- _DATA SHOWN_:
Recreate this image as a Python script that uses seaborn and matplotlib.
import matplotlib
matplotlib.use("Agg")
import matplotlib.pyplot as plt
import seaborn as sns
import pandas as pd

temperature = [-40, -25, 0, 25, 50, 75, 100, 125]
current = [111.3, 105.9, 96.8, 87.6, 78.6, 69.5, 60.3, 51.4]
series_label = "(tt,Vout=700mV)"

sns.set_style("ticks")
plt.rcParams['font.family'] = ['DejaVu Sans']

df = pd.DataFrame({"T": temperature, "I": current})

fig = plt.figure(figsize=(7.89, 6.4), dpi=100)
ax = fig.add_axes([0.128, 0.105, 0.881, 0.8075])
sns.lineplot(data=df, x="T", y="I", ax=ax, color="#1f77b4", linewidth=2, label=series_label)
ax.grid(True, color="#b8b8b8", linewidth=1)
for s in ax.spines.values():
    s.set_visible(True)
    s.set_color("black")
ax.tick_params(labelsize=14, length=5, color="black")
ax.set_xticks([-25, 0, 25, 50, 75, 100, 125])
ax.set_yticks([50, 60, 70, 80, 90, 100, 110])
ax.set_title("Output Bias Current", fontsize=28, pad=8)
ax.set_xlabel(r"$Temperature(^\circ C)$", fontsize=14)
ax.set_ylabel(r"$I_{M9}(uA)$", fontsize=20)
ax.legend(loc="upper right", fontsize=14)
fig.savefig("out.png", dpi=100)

- _GOAL_:
Repeat the listing in full, keeping every line exactly as it is.

- _TASK RESULT_:
Recreate this image as a Python script that uses seaborn and matplotlib.
import matplotlib
matplotlib.use("Agg")
import matplotlib.pyplot as plt
import seaborn as sns
import pandas as pd

temperature = [-40, -25, 0, 25, 50, 75, 100, 125]
current = [111.3, 105.9, 96.8, 87.6, 78.6, 69.5, 60.3, 51.4]
series_label = "(tt,Vout=700mV)"

sns.set_style("ticks")
plt.rcParams['font.family'] = ['DejaVu Sans']

df = pd.DataFrame({"T": temperature, "I": current})

fig = plt.figure(figsize=(7.89, 6.4), dpi=100)
ax = fig.add_axes([0.128, 0.105, 0.881, 0.8075])
sns.lineplot(data=df, x="T", y="I", ax=ax, color="#1f77b4", linewidth=2, label=series_label)
ax.grid(True, color="#b8b8b8", linewidth=1)
for s in ax.spines.values():
    s.set_visible(True)
    s.set_color("black")
ax.tick_params(labelsize=14, length=5, color="black")
ax.set_xticks([-25, 0, 25, 50, 75, 100, 125])
ax.set_yticks([50, 60, 70, 80, 90, 100, 110])
ax.set_title("Output Bias Current", fontsize=28, pad=8)
ax.set_xlabel(r"$Temperature(^\circ C)$", fontsize=14)
ax.set_ylabel(r"$I_{M9}(uA)$", fontsize=20)
ax.legend(loc="upper right", fontsize=14)
fig.savefig("out.png", dpi=100)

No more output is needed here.